The purpose of the subsidy is absolutely clear about making the health care plan affordable. There is absolutely no reason to think there was a legislative intent to restrict subsidies to those using the Federal market. Has a single person who voted for the bill questioned why subsidies were being offered for plans via the Federal Market? Seriously you that hyper partisan that the must obvious of stuff is allowed to be ignored because of t's and i's without cross and dots?
Didn't the Government explain its case in front of the court?! The conservatives decided to ignore it.
They intended that states would set up exchanges. If they read the bill at all. This is all fall out from the fact this thing was passed through a giant clusterfuck in which much horsetrading was done and no fixes were allowed.
Interesting. Took how many months to pass?

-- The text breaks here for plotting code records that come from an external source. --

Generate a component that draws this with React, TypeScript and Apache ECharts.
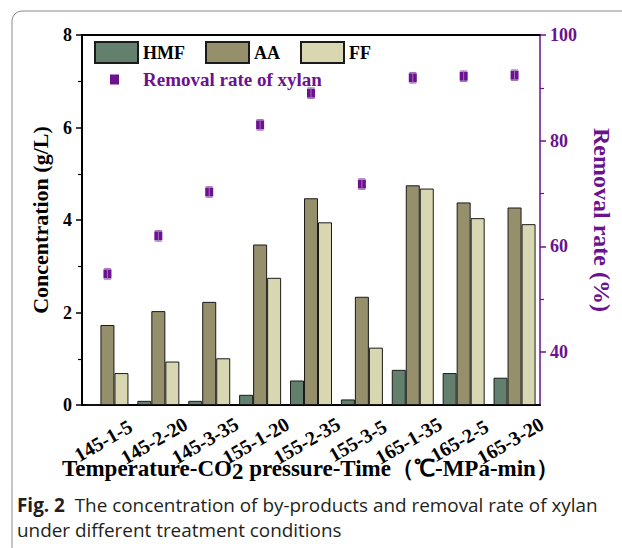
import React, { useEffect, useRef } from 'react';
import * as echarts from 'echarts';

const categories = ['145-1-5', '145-2-20', '145-3-35', '155-1-20', '155-2-35', '155-3-5', '165-1-35', '165-2-5', '165-3-20'];
const hmf = [0, 0.09, 0.09, 0.22, 0.53, 0.12, 0.76, 0.69, 0.59];
const aa = [1.73, 2.03, 2.23, 3.47, 4.47, 2.34, 4.75, 4.38, 4.27];
const ff = [0.69, 0.94, 1.01, 2.75, 3.95, 1.24, 4.68, 4.04, 3.91];
const removal = [54.8, 62.0, 70.3, 83.0, 89.0, 71.8, 91.9, 92.2, 92.4];
const removalErr = [1.0, 1.0, 1.0, 1.0, 1.0, 1.0, 1.0, 1.0, 1.0];
const rightMajorTicks = [40, 60, 80, 100];
const rightMinorTicks = [50, 70, 90];

const SERIF = '"Liberation Serif", "Times New Roman", serif';
const SANS = '"Open Sans", "Noto Sans", sans-serif';
const PURPLE = '#6c1190';
const HMF_C = '#63806e';
const AA_C = '#968f6c';
const FF_C = '#d9d7b1';

export default function App() {
  const ref = useRef<HTMLDivElement>(null);
  useEffect(() => {
    if (!ref.current) return;
    const chart = echarts.init(ref.current, null, { renderer: 'svg' });
    const barItem = (c: string) => ({ color: c, borderColor: '#1a1a1a', borderWidth: 1 });
    const legendText = { fontFamily: SERIF, fontWeight: 'bold', fontSize: 18, color: '#000' };
    const errData = removal.map((v, i) => [i, v - removalErr[i], v + removalErr[i]]);
    chart.setOption({
      animation: false,
      backgroundColor: '#fff',
      grid: { left: 82, right: 80, top: 35, bottom: 143, containLabel: false },
      legend: [
        { data: [{ name: 'HMF', icon: 'rect' }], left: 94, top: 41, padding: 0, itemWidth: 43, itemHeight: 21, textStyle: legendText },
        { data: [{ name: 'AA', icon: 'rect' }], left: 205, top: 41, padding: 0, itemWidth: 43, itemHeight: 21, textStyle: legendText },
        { data: [{ name: 'FF', icon: 'rect' }], left: 300, top: 41, padding: 0, itemWidth: 43, itemHeight: 21, textStyle: legendText },
        {
          data: [{ name: 'Removal rate of xylan', icon: 'rect' }], left: 110, top: 70, padding: 0, itemWidth: 9, itemHeight: 10,
          formatter: (name: string) => `{g|}{t|${name}}`,
          textStyle: {
            fontFamily: SERIF, fontWeight: 'bold', fontSize: 19, color: PURPLE,
            rich: {
              g: { width: 19, fontSize: 19 },
              t: { fontFamily: SERIF, fontWeight: 'bold', fontSize: 19, color: PURPLE },
            },
          },
        },
      ],
      xAxis: [
        {
          type: 'category', data: categories, position: 'bottom',
          axisLine: { lineStyle: { color: '#000', width: 2 } },
          axisTick: { alignWithLabel: true, length: 5, lineStyle: { color: '#000', width: 1.5 } },
          axisLabel: {
            rotate: 30, align: 'center', margin: 33, interval: 0,
            formatter: (v: string) => `{v|${v}}{s| }`,
            rich: {
              v: { fontFamily: SERIF, fontWeight: 'bold', fontSize: 20, color: '#000' },
              s: { width: 10, fontSize: 20 },
            },
          },
        },
        {
          type: 'category', data: categories, position: 'top',
          axisLine: { lineStyle: { color: '#000', width: 2 } },
          axisTick: { show: false }, axisLabel: { show: false },
        },
      ],
      yAxis: [
        {
          type: 'value', min: 0, max: 8, interval: 2, position: 'left',
          name: 'Concentration (g/L)', nameLocation: 'middle', nameGap: 31, nameRotate: 90,
          nameTextStyle: { fontFamily: SERIF, fontWeight: 'bold', fontSize: 22, color: '#000' },
          axisLine: { show: true, lineStyle: { color: '#000', width: 2 } },
          axisTick: { show: true, length: 6, lineStyle: { color: '#000', width: 1.5 } },
          minorTick: { show: true, splitNumber: 2, length: 4, lineStyle: { color: '#000', width: 1.2 } },
          axisLabel: { margin: 10, fontFamily: SERIF, fontWeight: 'bold', fontSize: 18, color: '#000' },
          splitLine: { show: false },
        },
        {
          type: 'value', min: 30, max: 100, interval: 10, position: 'right',
          name: 'Removal rate (%)', nameLocation: 'middle', nameGap: 50, nameRotate: -90,
          nameTextStyle: { fontFamily: SERIF, fontWeight: 'bold', fontSize: 24, color: PURPLE },
          axisLine: { show: true, lineStyle: { color: PURPLE, width: 1.5 } },
          axisTick: { show: true, length: 6, customValues: rightMajorTicks, lineStyle: { color: PURPLE, width: 1.5 } },
          axisLabel: { margin: 10, customValues: rightMajorTicks, fontFamily: SERIF, fontWeight: 'bold', fontSize: 18, color: PURPLE },
          splitLine: { show: false },
        },
        {
          type: 'value', min: 30, max: 100, interval: 10, position: 'right',
          axisLine: { show: false },
          axisTick: { show: true, length: 4, customValues: rightMinorTicks, lineStyle: { color: PURPLE, width: 1.2 } },
          axisLabel: { show: false },
          splitLine: { show: false },
        },
      ],
      series: [
        { name: 'HMF', type: 'bar', data: hmf, barWidth: 14, barGap: '0%', itemStyle: barItem(HMF_C) },
        { name: 'AA', type: 'bar', data: aa, barWidth: 14, barGap: '0%', itemStyle: barItem(AA_C) },
        { name: 'FF', type: 'bar', data: ff, barWidth: 14, barGap: '0%', itemStyle: barItem(FF_C) },
        {
          name: 'Removal rate of xylan', type: 'scatter', yAxisIndex: 1, data: removal,
          symbol: 'rect', symbolSize: [8, 9], itemStyle: { color: PURPLE, opacity: 1 }, z: 5,
        },
        {
          name: 'err', type: 'custom', yAxisIndex: 1, data: errData, z: 6, silent: true,
          renderItem: (_p: any, api: any) => {
            const lo = api.coord([api.value(0), api.value(1)]);
            const hi = api.coord([api.value(0), api.value(2)]);
            const st = { stroke: '#a070b8', lineWidth: 1 };
            return {
              type: 'group',
              children: [
                { type: 'line', shape: { x1: lo[0], y1: lo[1], x2: hi[0], y2: hi[1] }, style: st },
                { type: 'line', shape: { x1: lo[0] - 3.5, y1: lo[1], x2: lo[0] + 3.5, y2: lo[1] }, style: st },
                { type: 'line', shape: { x1: hi[0] - 3.5, y1: hi[1], x2: hi[0] + 3.5, y2: hi[1] }, style: st },
              ],
            };
          },
        },
      ],
      graphic: [
        {
          type: 'rect', shape: { x: 12, y: 11, width: 700, height: 700, r: [10, 0, 0, 0] },
          style: { fill: 'none', stroke: '#8a8a8a', lineWidth: 1 }, silent: true,
        },
        {
          type: 'text', left: 62, top: 457,
          style: {
            text: 'Temperature-CO{sub|2} pressure-Time（℃-MPa-min）',
            fontFamily: SERIF, fontWeight: 'bold', fontSize: 23, fill: '#000',
            rich: { sub: { fontFamily: SERIF, fontWeight: 'bold', fontSize: 23, padding: [5, 0, 0, 0] } },
          },
        },
        {
          type: 'text', left: 17, top: 495,
          style: {
            text: '{b|Fig. 2}  The concentration of by-products and removal rate of xylan',
            fontFamily: SANS, fontSize: 18.9, fill: '#231f20',
            rich: { b: { fontFamily: SANS, fontWeight: 'bold', fontSize: 18.9, fill: '#231f20' } },
          },
        },
        {
          type: 'text', left: 17, top: 520,
          style: {
            text: 'under different treatment conditions',
            fontFamily: SANS, fontSize: 18.9, fill: '#231f20',
          },
        },
      ],
    });
    return () => chart.dispose();
  }, []);
  return (
    <div
      ref={ref}
      style={{ position: 'fixed', left: 0, top: 0, width: 622, height: 548, background: '#fff' }}
    />
  );
}
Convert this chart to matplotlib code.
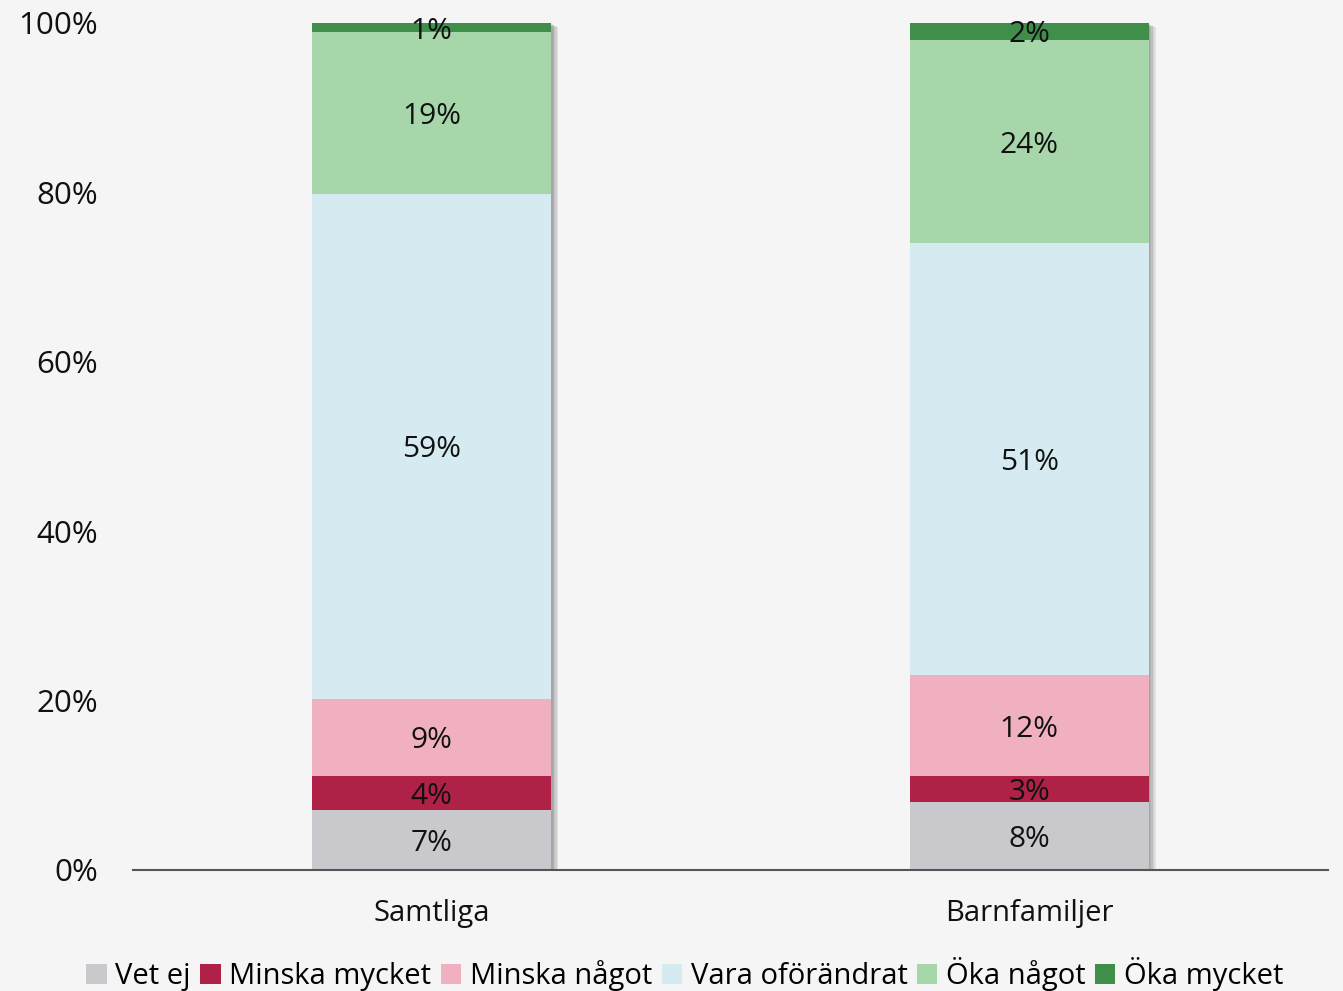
import matplotlib
matplotlib.use("Agg")
import matplotlib.pyplot as plt
import matplotlib.patheffects as pe
import numpy as np

plt.rcParams['font.family'] = ['Open Sans', 'DejaVu Sans']

categories = ['Samtliga', 'Barnfamiljer']
series = ['Vet ej', 'Minska mycket', 'Minska något', 'Vara oförändrat', 'Öka något', 'Öka mycket']
# shares in percent, bottom to top
values = {
    'Vet ej':          [7.1, 8.0],
    'Minska mycket':   [4.0, 3.1],
    'Minska något':    [9.1, 11.9],
    'Vara oförändrat': [59.6, 51.0],
    'Öka något':       [19.1, 24.0],
    'Öka mycket':      [1.1, 2.0],
}
labels = {
    'Vet ej':          ['7%', '8%'],
    'Minska mycket':   ['4%', '3%'],
    'Minska något':    ['9%', '12%'],
    'Vara oförändrat': ['59%', '51%'],
    'Öka något':       ['19%', '24%'],
    'Öka mycket':      ['1%', '2%'],
}
colors = ['#c9c9cd', '#b02148', '#f0b0c0', '#d5ebf1', '#a6d6aa', '#3f8e4a']

bg = '#f5f5f5'
fig = plt.figure(figsize=(13.43, 9.91), dpi=100, facecolor=bg)
ax = fig.add_axes([0.099, 0.1221, 0.8898, 0.8547], facecolor=bg)

x = np.arange(len(categories))
totals = np.sum([values[s] for s in series], axis=0)

# soft shadow behind the whole stack
shadow = [pe.SimplePatchShadow(offset=(o, -o * 0.6), shadow_rgbFace='#555555', alpha=0.12) for o in (1, 2, 3, 4, 5)]
back = ax.bar(x, totals, 0.4, color=bg, zorder=1, linewidth=0)
for b in back:
    b.set_path_effects(shadow + [pe.Normal()])

bottom = np.zeros(len(categories))
for s, c in zip(series, colors):
    v = np.array(values[s])
    ax.bar(x, v, 0.4, bottom=bottom, color=c, label=s, zorder=2, linewidth=0)
    for xi, bi, vi, lab in zip(x, bottom, v, labels[s]):
        ax.text(xi, bi + vi / 2, lab, ha='center', va='center_baseline', fontsize=21.5, color='#111111', zorder=4)
    bottom += v

ax.set_xlim(-0.5, 1.5)
ax.set_ylim(0, 100)
ax.set_yticks(np.arange(0, 101, 20))
ax.set_yticklabels([f'{t}%' for t in range(0, 101, 20)])
ax.set_xticks(x)
ax.set_xticklabels(categories)
ax.tick_params(axis='both', length=0, colors='#111111')
ax.tick_params(axis='x', pad=21, labelsize=21)
ax.tick_params(axis='y', pad=25, labelsize=22.5)
for sp in ['top', 'right', 'left']:
    ax.spines[sp].set_visible(False)
ax.spines['bottom'].set_color('#555555')
ax.spines['bottom'].set_linewidth(1.5)
ax.spines['bottom'].set_zorder(5)

handles, leg_labels = ax.get_legend_handles_labels()
fig.legend(handles, leg_labels, loc='center', bbox_to_anchor=(0.510, 0.017), ncol=6, frameon=False,
           fontsize=21, handlelength=0.7, handleheight=0.7, handletextpad=0.3, columnspacing=0.32,
           borderaxespad=0)

fig.savefig('out.png', dpi=100, facecolor=bg)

In any way, the Fourth Circuit is pretty much in line with what I'm saying. The legislative intent couldn't possibly be clearer. The court typically doesn't get to assume that the passed legislation isn't supposed to make any sense whatsoever. The ACA wouldn't be workable if it limited the subsidies to just the States, so the ambiguity must fall to the other side and state that the intent means that subsidies apply for Federal and State.
Now we're back to where we started. What evidence is there of legislative intent to make credits available on federal exchanges?
Otherwise, the legislation would be loopy and nonsensical without subsidies for all exchanges. It was one of the major planks of the legislation. The Court can not just assume that the intent of the Congress was fucked up. If the implied intent seems fucked up, then that intent probably wasn't the actual intent and the Court must make an effort to find the most reasonable intent.
If Congress passes a bill to raise taxes and use those funds exclusively to pay for the space program and the wording in the bill could be possibly implied to suggest the bill passed a tax cut rather than increase, the court can't just say, well, it must be a tax cut. Because the bill was meant to pay for something, the intent must mean it was for a revenue positive method.
The subsidies were a major part of the ACA. To suggest that Congress intended only to subsidize State exchange plans is absurd! There are rules to determine intent. And the DC Circuit court decided to ignore the more important ones.